"Serving the Children of the World"
Kiwanis International is a global organization of members dedicated to serving the children of the world. Kiwanis and its family of clubs — nearly 600,000 members strong — annually raise more than US $100 million and dedicate more than 18 million volunteer hours to strengthen communities and serve children. Members of every age attend regular meetings, experience fellowship, raise funds for various causes and participate in service projects that help their communities.
Collaborations with UNICEF
The Eliminate Project
Kiwanis International and UNICEF have joined forces to combat maternal and neonatal tetanus (MNT) worldwide. This historic initiative, called "The Eliminate Project," will protect the lives of babies and mothers all over the globe and will help end this cruel, centuries-old disease.

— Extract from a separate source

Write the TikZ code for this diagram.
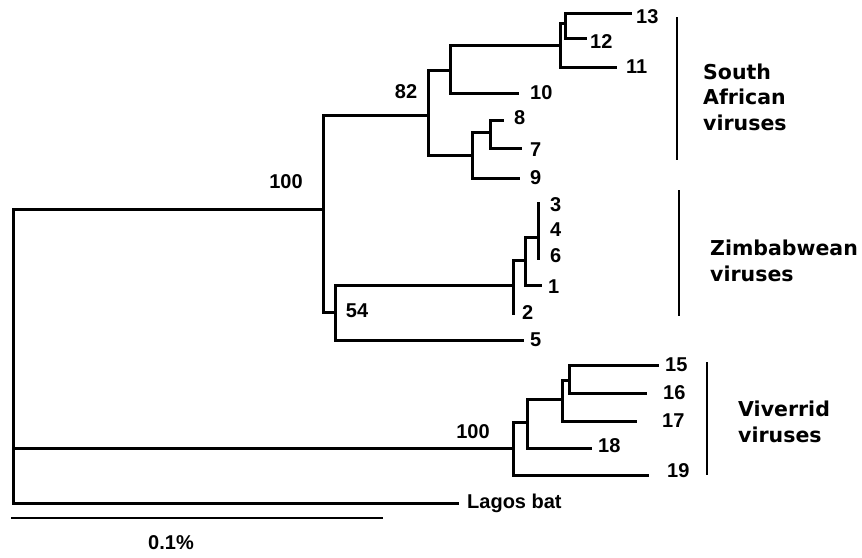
\documentclass[tikz,border=0pt]{standalone}
\usepackage{fontspec}
\setmainfont{Liberation Sans}
\newfontfamily\grpfont{DejaVu Sans}
\usepackage{tikz}
\usetikzlibrary{positioning}
\tikzset{%
	waypoint/.style = {coordinate}, % branch point
	brline/.style   = {line width=3pt, line cap=rect},
	barline/.style  = {line width=1.6pt},
	tiplbl/.style   = {inner sep=0pt, font=\bfseries\fontsize{20}{20}\selectfont}, % leaf number
	bootlbl/.style  = {inner sep=0pt, font=\bfseries\fontsize{20}{20}\selectfont}, % bootstrap value
	grplbl/.style   = {inner sep=0pt, align=left, anchor=west, font=\grpfont\bfseries\fontsize{20.5}{25.5}\selectfont},
}

\begin{document}
\begin{tikzpicture}[x=1pt,y=-1pt,node distance=8pt]
	\useasboundingbox (0,0) rectangle (862,557);
	% branch points
	\node [waypoint] (root) at (13,209) {};
	\node [waypoint] (n100a) at (323,209) {};
	\node [waypoint] (n82) at (428,115) {};
	\node [waypoint] (na) at (450,70) {};
	\node [waypoint] (nb) at (560,45) {};
	\node [waypoint] (nc) at (565,23) {};
	\node [waypoint] (nd) at (472,155) {};
	\node [waypoint] (ne) at (490,132) {};
	\node [waypoint] (n54) at (335,312) {};
	\node [waypoint] (nf) at (513,285) {};
	\node [waypoint] (ng) at (525,260) {};
	\node [waypoint] (nh) at (538,237) {};
	\node [waypoint] (n100b) at (513,448) {};
	\node [waypoint] (ni) at (527,422) {};
	\node [waypoint] (nj) at (562,399) {};
	\node [waypoint] (nk) at (569,380) {};
	% tips
	\node [waypoint] (t13) at (630,13) {};
	\node [waypoint] (t12) at (585,38) {};
	\node [waypoint] (t11) at (615,67) {};
	\node [waypoint] (t10) at (517,93) {};
	\node [waypoint] (t8) at (502,120) {};
	\node [waypoint] (t7) at (520,148) {};
	\node [waypoint] (t9) at (518,178) {};
	\node [waypoint] (t3) at (538,203) {};
	\node [waypoint] (t4) at (538,230) {};
	\node [waypoint] (t6) at (538,258) {};
	\node [waypoint] (t1) at (540,285) {};
	\node [waypoint] (t2) at (513,313) {};
	\node [waypoint] (t5) at (522,340) {};
	\node [waypoint] (t15) at (657,365) {};
	\node [waypoint] (t16) at (645,393) {};
	\node [waypoint] (t17) at (635,421) {};
	\node [waypoint] (t18) at (590,448) {};
	\node [waypoint] (t19) at (647,475) {};
	\node [waypoint] (tlag) at (457,503) {};
	
	% tree
	\draw [brline] (root) -- (n100a);
	\draw [brline] (root) |- (n100b);
	\draw [brline] (root) |- (tlag);
	\draw [brline] (n100a) |- (n82);
	\draw [brline] (n100a) |- (n54);
	\draw [brline] (n82) |- (na);
	\draw [brline] (n82) |- (nd);
	\draw [brline] (na) |- (nb);
	\draw [brline] (na) |- (t10);
	\draw [brline] (nb) |- (nc);
	\draw [brline] (nb) |- (t11);
	\draw [brline] (nc) |- (t13);
	\draw [brline] (nc) |- (t12);
	\draw [brline] (nd) |- (ne);
	\draw [brline] (nd) |- (t9);
	\draw [brline] (ne) |- (t8);
	\draw [brline] (ne) |- (t7);
	\draw [brline] (n54) |- (nf);
	\draw [brline] (n54) |- (t5);
	\draw [brline] (nf) |- (ng);
	\draw [brline] (nf) |- (t2);
	\draw [brline] (ng) |- (nh);
	\draw [brline] (ng) |- (t1);
	\draw [brline] (nh) |- (t3);
	\draw [brline] (nh) |- (t6);
	\draw [brline] (n100b) |- (ni);
	\draw [brline] (n100b) |- (t19);
	\draw [brline] (ni) |- (nj);
	\draw [brline] (ni) |- (t18);
	\draw [brline] (nj) |- (nk);
	\draw [brline] (nj) |- (t17);
	\draw [brline] (nk) |- (t15);
	\draw [brline] (nk) |- (t16);
	
	% leaf numbers
	\node [tiplbl] (l13) [right=6pt of t13, yshift=-4pt] {13};
	\node [tiplbl] (l12) [right=5pt of t12, yshift=-4pt] {12};
	\node [tiplbl] (l11) [right=11pt of t11] {11};
	\node [tiplbl] (l10) [right=13pt of t10] {10};
	\node [tiplbl] (l8) [right=12pt of t8, yshift=2pt] {8};
	\node [tiplbl] (l7) [right=10pt of t7, yshift=-2pt] {7};
	\node [tiplbl] (l9) [right=12pt of t9] {9};
	\node [tiplbl] (l3) [right=12pt of t3, yshift=-2pt] {3};
	\node [tiplbl] (l4) [right=12pt of t4] {4};
	\node [tiplbl] (l6) [right=12pt of t6, yshift=2pt] {6};
	\node [tiplbl] (l1) [right=8pt of t1, yshift=-2pt] {1};
	\node [tiplbl] (l2) [right=9pt of t2] {2};
	\node [tiplbl] (l5) [right=8pt of t5] {5};
	\node [tiplbl] (l15) [right=8pt of t15] {15};
	\node [tiplbl] (l16) [right=18pt of t16] {16};
	\node [tiplbl] (l17) [right=27pt of t17] {17};
	\node [tiplbl] (l18) [right=8pt of t18, yshift=2pt] {18};
	\node [tiplbl] (l19) [right=20pt of t19, yshift=4pt] {19};
	\node [tiplbl] (llag) [right=10pt of tlag] {Lagos bat};
	
	% bootstrap values
	\node [bootlbl] (b100a) at (286,182) {100};
	\node [bootlbl] (b82) at (406,92) {82};
	\node [bootlbl] (b54) at (357,311) {54};
	\node [bootlbl] (b100b) at (473,432) {100};
	
	% groups
	\node [waypoint] (sat) at (677,17) {};
	\node [waypoint] (sab) at (677,160) {};
	\node [waypoint] (zwt) at (679,190) {};
	\node [waypoint] (zwb) at (679,316) {};
	\node [waypoint] (vvt) at (707,362) {};
	\node [waypoint] (vvb) at (707,475) {};
	\draw [barline] (sat) -- (sab);
	\draw [barline] (zwt) -- (zwb);
	\draw [barline] (vvt) -- (vvb);
	\node [grplbl] (gsa) at (703,97) {South\\African\\viruses};
	\node [grplbl] (gzw) at (710,261) {Zimbabwean\\viruses};
	\node [grplbl] (gvv) at (738,422) {Viverrid\\viruses};
	
	% scale
	\node [waypoint] (scl) at (11,518) {};
	\node [waypoint] (scr) at (383,518) {};
	\draw [barline] (scl) -- (scr);
	\node [tiplbl] (lscale) at (171,543) {0.1\%};
\end{tikzpicture}
\end{document}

The more than 100 million women, along with their future newborns, who will be protected through global MNT elimination efforts live in areas scarred by poverty, poor medical infrastructure or humanitarian crises. The Eliminate Project will also help pave the way for the delivery of other lifesaving services, such as clean water, nutrition and other vaccines.
You can help. Support The Eliminate Project, the historic partnership with Kiwanis International to help rid the world of MNT.
Iodine Deficiency Disorder (IDD)
In addition to partnering with UNICEF to eliminate MNT, the Kiwanis family has raised and leveraged almost $100 million to virtually eliminate iodine deficiency, the single most important preventable cause of brain damage among children, and insure children a smart start in life. Members of the Kiwanis family can take great pride in their accomplishments. Through the dedication and hard work of the Kiwanis family to raise money and awareness of the problem as well as to motivate governments and industry to act, millions of children have been protected against the invisible but devastating effects of iodine deficiency.
Kiwanis-raised funds are now at work in more than 89 nations and more than 80 million children in the developing world will be born free of iodine deficiency disorder this year. The number of households estimated to be consuming iodized salt has jumped dramatically from 20 percent in 1990 to more than 70 percent in 2005.